Prior to the development of induction heating, gas and oil-fired furnaces provided the prime means of heating metals and nonmetals. The advantages that induction heating offers over furnace techniques are numerous. For example, greater heating rates can be achieved by induction heating than can be achieved by gas or oil furnaces. Higher heating rates lead to shorter heating times, which lead to productivity increases and reduced labor costs. Furthermore, given today's environmental concerns, induction heating is an attractive alternative to pollution producing furnaces.
The basic components of an induction heating system are a tank circuit having an inductor coil, an RF power supply, and the material to be heated -i.e., the work piece. The work piece is heated by placing the work piece within the inductor coil of the tank circuit and applying a high-power, RF alternating voltage to the tank circuit using the RF power supply. The RF voltage applied to the tank circuit causes an alternating current to flow through the inductor coil. The flow of an alternating current through the inductor coil generates an alternating magnetic field that cuts through the work piece placed in the inductor coil. It is this alternating magnetic field that induces the eddy currents that heat the work piece.
The work piece is heated most efficiently when the frequency of the RF voltage applied to the tank circuit matches the tank circuit's resonant frequency. That is, when the tank circuit is driven at its resonant frequency the transfer of power from the power supply to the tank circuit is maximized. Because the resonant frequency of the tank circuit changes as the work piece is heated, induction heating systems utilize an RF power supply having a tuning system for continuously tracking the resonant frequency of the tank circuit. By tracking the resonant frequency of the tank circuit, the RF power supply is better able to provide an RF voltage that matches the resonant frequency.
A variety of tank circuits are used in induction heating applications depending on the workpiece to be heated. In some applications it is desirable to have a tank circuit having a relatively low resonant frequency (e.g., 50 KHz), and in other applications a tank circuit having a relatively high resonant frequency (e.g., 1 MHz) is desired. Thus, it is desirable to have an RF power supply that can operate over a broad range of radio frequencies, thereby being able to provide optimum power to a wide variety of tank circuits.
A problem with conventional RF power supplies is that they are only able to provide power to inductive and resistive loads, not to capacitive loads. Total device failure may result if a conventional RF power supply attempts to deliver power to a capacitive load. In an induction heating process the load is the tank circuit in combination with the work piece. When the tank circuit is being driven at its resonance frequency the load appears to be fully-resistive. But, if the tank circuit is not being driven at its resonant frequency, the load may appear to be capacitive, and the RF power supply may experience device failure.
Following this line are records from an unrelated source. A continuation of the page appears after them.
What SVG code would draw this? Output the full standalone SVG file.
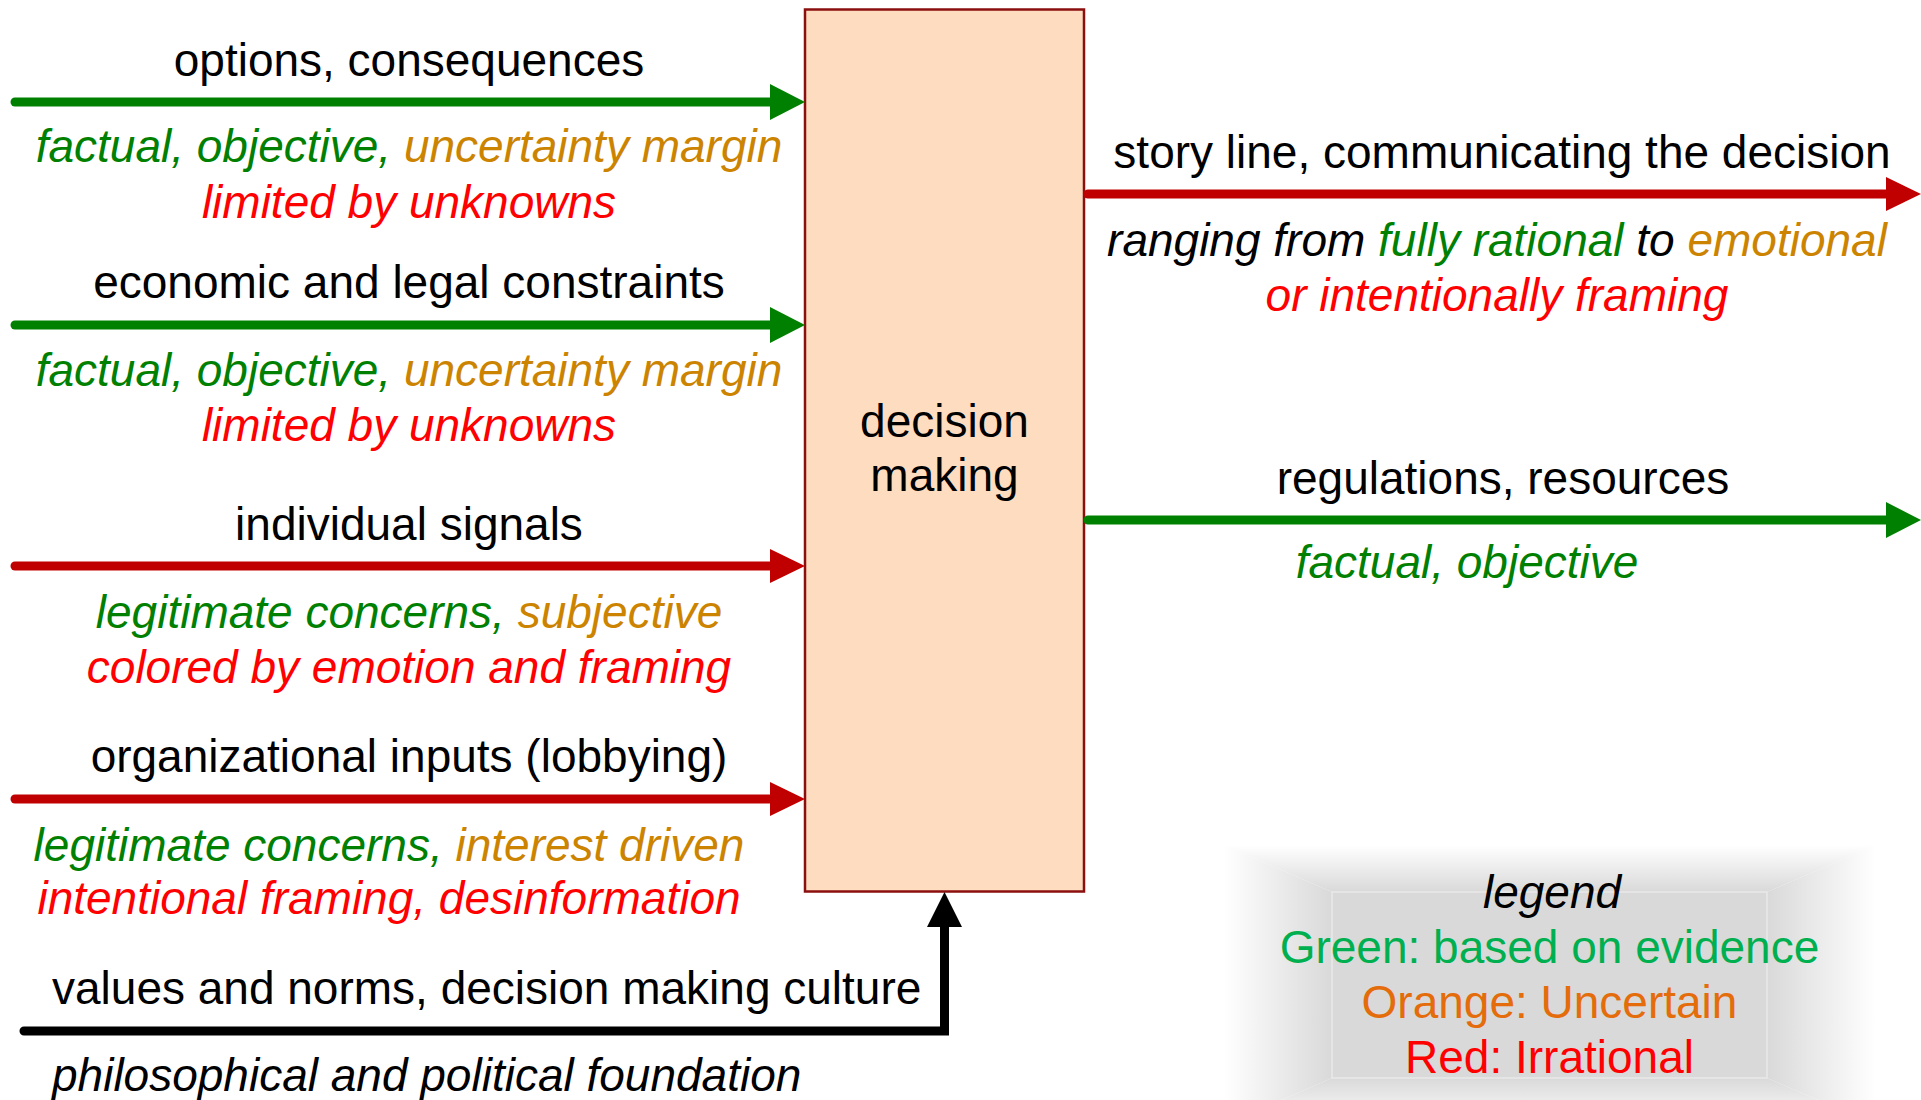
<svg xmlns="http://www.w3.org/2000/svg" width="1921" height="1100" viewBox="0 0 1921 1100">
<style>
text{font-family:"Liberation Sans",Arial,sans-serif;font-size:46px;fill:#000}
.c{text-anchor:middle}
.i{font-style:italic}
.g{fill:#008000}
.o{fill:#CC8400}
.r{fill:#FF0000}
.k{fill:#000}
.ln{fill:none;stroke-width:9;stroke-linecap:round;stroke-linejoin:miter}
.lg{stroke:#008000;marker-end:url(#ag)}
.lr{stroke:#C00000;marker-end:url(#ar)}
.lk{stroke:#000;marker-end:url(#ak)}
</style>
<defs>
<marker id="ag" markerUnits="userSpaceOnUse" markerWidth="36" markerHeight="38" viewBox="0 -19 36 38" refX="0" refY="0" orient="auto"><path d="M0,-18 L35,0 L0,18 z" fill="#008000"/></marker>
<marker id="ar" markerUnits="userSpaceOnUse" markerWidth="36" markerHeight="38" viewBox="0 -19 36 38" refX="0" refY="0" orient="auto"><path d="M0,-17 L35,0 L0,17 z" fill="#C00000"/></marker>
<marker id="ak" markerUnits="userSpaceOnUse" markerWidth="36" markerHeight="38" viewBox="0 -19 36 38" refX="0" refY="0" orient="auto"><path d="M0,-17.5 L35,0 L0,17.5 z" fill="#000"/></marker>
<linearGradient id="gl" x1="0" y1="0" x2="1" y2="0"><stop offset="0" stop-color="#fff"/><stop offset="1" stop-color="#D9D9D9"/></linearGradient>
<linearGradient id="gr" x1="1" y1="0" x2="0" y2="0"><stop offset="0" stop-color="#fff"/><stop offset="1" stop-color="#D9D9D9"/></linearGradient>
<linearGradient id="gt" x1="0" y1="0" x2="0" y2="1"><stop offset="0" stop-color="#fff"/><stop offset="1" stop-color="#D9D9D9"/></linearGradient>
<linearGradient id="gb" x1="0" y1="1" x2="0" y2="0"><stop offset="0" stop-color="#fff"/><stop offset="1" stop-color="#D9D9D9"/></linearGradient>
</defs>

<g id="legend">
<polygon points="1224,845 1332,892 1332,1078 1224,1125" fill="url(#gl)"/>
<polygon points="1876,845 1767,892 1767,1078 1876,1125" fill="url(#gr)"/>
<polygon points="1224,845 1876,845 1767,892 1332,892" fill="url(#gt)"/>
<polygon points="1224,1125 1876,1125 1767,1078 1332,1078" fill="url(#gb)"/>
<rect x="1332" y="892" width="435" height="186" fill="#D9D9D9" stroke="#E9E9E9" stroke-width="1.5"/>
<text class="c i" x="1552" y="908">legend</text>
<text class="c" x="1549.5" y="963" style="fill:#00B050">Green: based on evidence</text>
<text class="c" x="1549.5" y="1018" style="fill:#E46C0A">Orange: Uncertain</text>
<text class="c" x="1549.5" y="1073" style="fill:#FF0000">Red: Irrational</text>
</g>

<g id="decision-making">
<rect x="805" y="9.5" width="279" height="882" fill="#FDDCC0" stroke="#8B0F0F" stroke-width="2.5"/>
<text class="c" x="944.5" y="437">decision</text>
<text class="c" x="944.5" y="491">making</text>
</g>

<g id="connectors">
<path class="ln lg" d="M15,102 H770"/>
<path class="ln lg" d="M15,325 H770"/>
<path class="ln lr" d="M15,566 H770"/>
<path class="ln lr" d="M15,799 H770"/>
<path class="ln lk" d="M24,1031 H944.5 V927"/>
<path class="ln lr" d="M1088,194 H1886"/>
<path class="ln lg" d="M1088,520 H1886"/>
</g>

<g id="in-options">
<text class="c" x="409" y="76">options, consequences</text>
<text class="c i g" x="409" y="162">factual, objective, <tspan class="o">uncertainty margin</tspan></text>
<text class="c i r" x="409" y="218">limited by unknowns</text>
</g>

<g id="in-constraints">
<text class="c" x="409" y="298">economic and legal constraints</text>
<text class="c i g" x="409" y="386">factual, objective, <tspan class="o">uncertainty margin</tspan></text>
<text class="c i r" x="409" y="441">limited by unknowns</text>
</g>

<g id="in-signals">
<text class="c" x="409" y="540">individual signals</text>
<text class="c i g" x="409" y="628">legitimate concerns, <tspan class="o">subjective</tspan></text>
<text class="c i r" x="409" y="683">colored by emotion and framing</text>
</g>

<g id="in-organizational">
<text class="c" x="409" y="772">organizational inputs (lobbying)</text>
<text class="c i g" x="389" y="861">legitimate concerns, <tspan class="o">interest driven</tspan></text>
<text class="c i r" x="389" y="914">intentional framing, desinformation</text>
</g>

<g id="in-values">
<text x="52" y="1004">values and norms, decision making culture</text>
<text class="i" x="52" y="1091">philosophical and political foundation</text>
</g>

<g id="out-story">
<text class="c" x="1502" y="168">story line, communicating the decision</text>
<text class="c i" x="1497" y="256">ranging from <tspan class="g">fully rational</tspan> to <tspan class="o">emotional</tspan></text>
<text class="c i r" x="1497" y="311">or intentionally framing</text>
</g>

<g id="out-regulations">
<text class="c" x="1503" y="494">regulations, resources</text>
<text class="c i g" x="1467" y="578">factual, objective</text>
</g>
</svg>
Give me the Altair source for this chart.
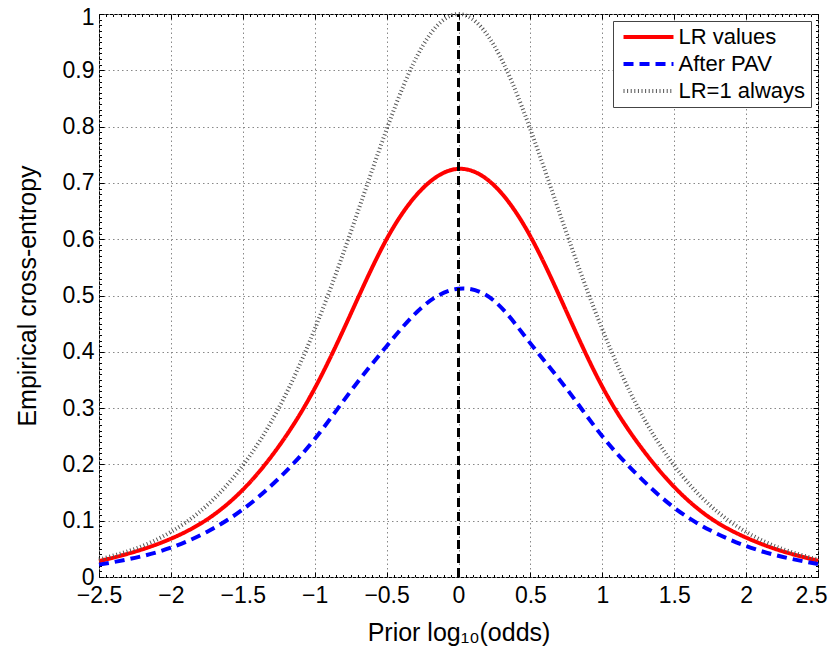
import altair as alt
import pandas as pd

# ---- data ----
x_vals = [-2.5, -2.25, -2.0, -1.75, -1.5, -1.25, -1.0, -0.75, -0.5, -0.25, 0.0,
          0.25, 0.5, 0.75, 1.0, 1.25, 1.5, 1.75, 2.0, 2.25, 2.5]
lr_values = [0.028, 0.045, 0.068, 0.102, 0.155, 0.232, 0.335, 0.467, 0.600, 0.690, 0.725,
             0.695, 0.605, 0.472, 0.338, 0.237, 0.160, 0.105, 0.070, 0.046, 0.029]
after_pav = [0.022, 0.034, 0.052, 0.080, 0.120, 0.175, 0.245, 0.330, 0.410, 0.480, 0.512,
             0.490, 0.415, 0.335, 0.250, 0.180, 0.123, 0.083, 0.055, 0.036, 0.023]
lr_one = [0.031, 0.050, 0.080, 0.127, 0.198, 0.300, 0.440, 0.612, 0.795, 0.943, 1.000,
          0.943, 0.795, 0.612, 0.440, 0.300, 0.198, 0.127, 0.080, 0.050, 0.031]

series_names = ["LR values", "After PAV", "LR=1 always"]
series_colors = ["#ff0000", "#0000ff", "#555555"]
series_dashes = [[1, 0], [10, 6], [1, 2.6]]
series_widths = [4, 4, 2]

x_ticks = [-2.5, -2, -1.5, -1, -0.5, 0, 0.5, 1, 1.5, 2, 2.5]
y_ticks = [0, 0.1, 0.2, 0.3, 0.4, 0.5, 0.6, 0.7, 0.8, 0.9, 1]
x_minor = [round(-2.5 + 0.05 * i, 2) for i in range(101)]
y_minor = [round(0.01 * i, 2) for i in range(101)]

vline_x = [0.0]
vline_y = [0.0]
vline_y2 = [1.0]

rows = []
for name, ys in zip(series_names, [lr_values, after_pav, lr_one]):
    for xv, yv in zip(x_vals, ys):
        rows.append({"series": name, "x": xv, "y": yv})
df = pd.DataFrame(rows)
vdf = pd.DataFrame({"x": vline_x, "y": vline_y, "y2": vline_y2})

W, H = 719, 563
FONT = "Liberation Sans"

xscale = alt.Scale(domain=[-2.5, 2.5], nice=False, zero=False)
yscale = alt.Scale(domain=[0, 1], nice=False, zero=False)

legend = alt.Legend(
    title=None, orient="none", legendX=514, legendY=7,
    symbolType="M-2.94,0H2.94", symbolSize=289, symbolOffset=19.5,
    labelFontSize=22, labelFont=FONT, labelColor="black",
    padding=5, rowPadding=5, labelOffset=19,
    strokeColor="#444444", fillColor="white", cornerRadius=0, labelLimit=0,
)

main_x_axis = alt.Axis(
    values=x_ticks, format="~g", title="Prior log₁₀(odds)",
    grid=True, gridDash=[1.5, 3], gridColor="#888888", gridOpacity=1, gridWidth=1,
    domain=False, ticks=False, labelFlush=False, labelOverlap=False,
    labelFontSize=23, labelPadding=7, labelColor="black",
    labelOffset=alt.ConditionalAxisNumber(
        condition={"test": "datum.value == 2.5", "value": -7}, value=0),
    titleFontSize=25, titlePadding=13, titleFontWeight="normal", titleColor="black",
)
main_y_axis = alt.Axis(
    values=y_ticks, format="~g", title="Empirical cross-entropy",
    grid=True, gridDash=[1.5, 3], gridColor="#888888", gridOpacity=1, gridWidth=1,
    domain=False, ticks=False, labelFlush=False, labelOverlap=False,
    labelFontSize=23, labelPadding=5, labelColor="black",
    labelOffset=alt.ConditionalAxisNumber(
        condition={"test": "datum.value == 1", "value": 3}, value=0),
    titleFontSize=25, titlePadding=22, titleFontWeight="normal", titleColor="black",
)


def tick_axis(orient, values, dash):
    return alt.Axis(orient=orient, values=values, labels=False, ticks=False, domain=False,
                    title=None, grid=True, gridDash=dash, gridColor="black",
                    gridOpacity=1, gridWidth=1)


lines = alt.Chart(df).mark_line(interpolate="natural").encode(
    x=alt.X("x:Q", scale=xscale, axis=main_x_axis),
    y=alt.Y("y:Q", scale=yscale, axis=main_y_axis),
    color=alt.Color("series:N", scale=alt.Scale(domain=series_names, range=series_colors),
                    legend=legend, sort=series_names),
    strokeDash=alt.StrokeDash("series:N", scale=alt.Scale(domain=series_names, range=series_dashes),
                              legend=legend, sort=series_names),
    strokeWidth=alt.StrokeWidth("series:N", scale=alt.Scale(domain=series_names, range=series_widths),
                                legend=legend, sort=series_names),
    order=alt.Order("x:Q"),
)

rule = alt.Chart(vdf).mark_rule(color="black", strokeWidth=3, strokeDash=[9, 5]).encode(
    x=alt.X("x:Q", scale=xscale, axis=tick_axis("top", x_ticks, [5, H - 10])),
    y=alt.Y("y:Q", scale=yscale, axis=tick_axis("right", y_ticks, [5, W - 10])),
    y2="y2:Q",
)

minor = alt.Chart(vdf).mark_point(opacity=0).encode(
    x=alt.X("x:Q", scale=xscale, axis=tick_axis("top", x_minor, [2.5, H - 5])),
    y=alt.Y("y:Q", scale=yscale, axis=tick_axis("right", y_minor, [2.5, W - 5])),
)

chart = alt.layer(lines, rule, minor).resolve_axis(
    x="independent", y="independent"
).properties(
    width=W, height=H,
    autosize=alt.AutoSizeParams(type="none"),
    padding={"left": 91, "top": 6, "right": 10, "bottom": 71},
).configure_view(
    stroke="black", strokeWidth=1
).configure_axis(
    labelFont=FONT, titleFont=FONT
).configure_legend(
    labelFont=FONT
)

chart.save("out.html", embed_options={"renderer": "svg", "actions": False})
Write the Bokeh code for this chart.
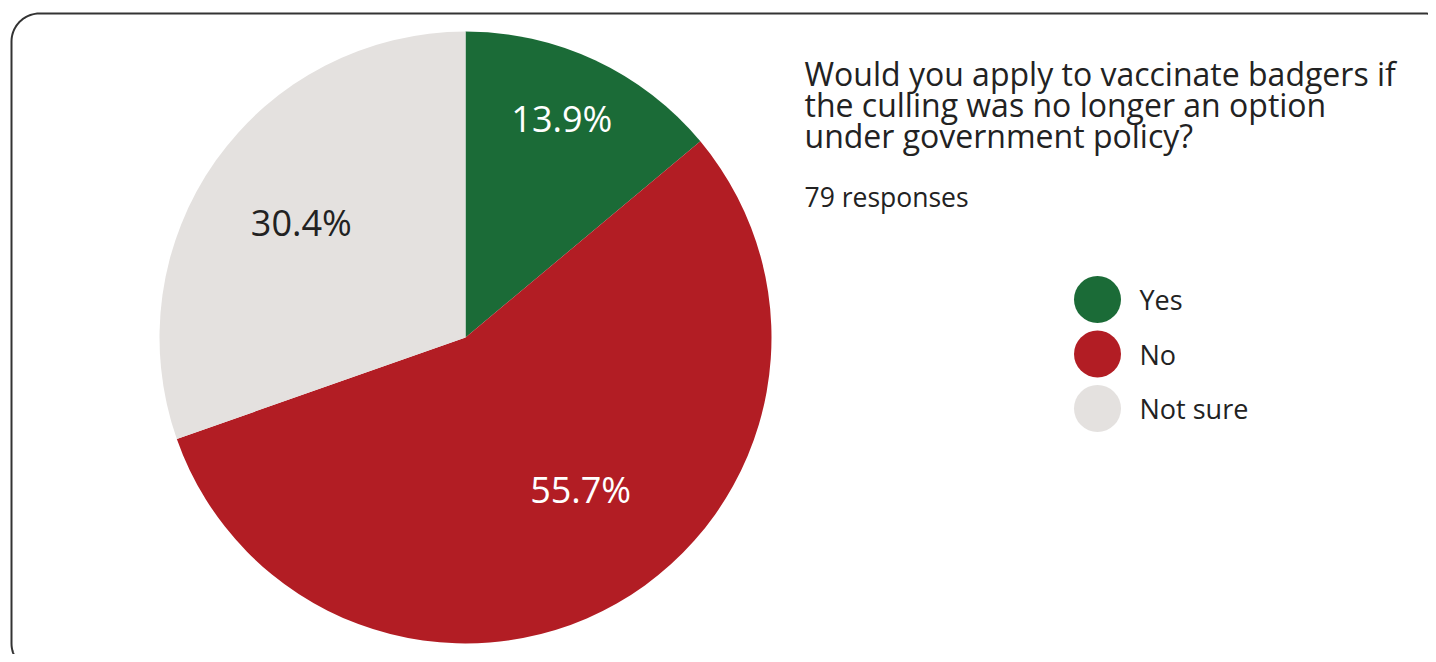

Unfortunately, tuning systems within RF power supplies are not always able to track the resonant frequency of a tank circuit. This is especially true when the resonant frequency is rapidly changing due to heating of the work piece. Thus, there will be times when an RF power supply is not driving a tank circuit at its resonant frequency. Consequently, there are times when the load will appear capacitive. In the situations where the load appears capacitive, the potential for complete device failure within the RF power supply is large. Capacitive loads create reactive energy that if not recovered can overload devices within the RF power supply causing a great deal of damage.
What is therefore desired is an RF power supply that is able to provide power to all types loads, be they inductive, resistive, or capacitive, without experiencing device failure. What is further desired is an RF power supply that is able to operate over a broad-band of radio frequencies so that a wide variety of work pieces can be heated with maximum efficiency.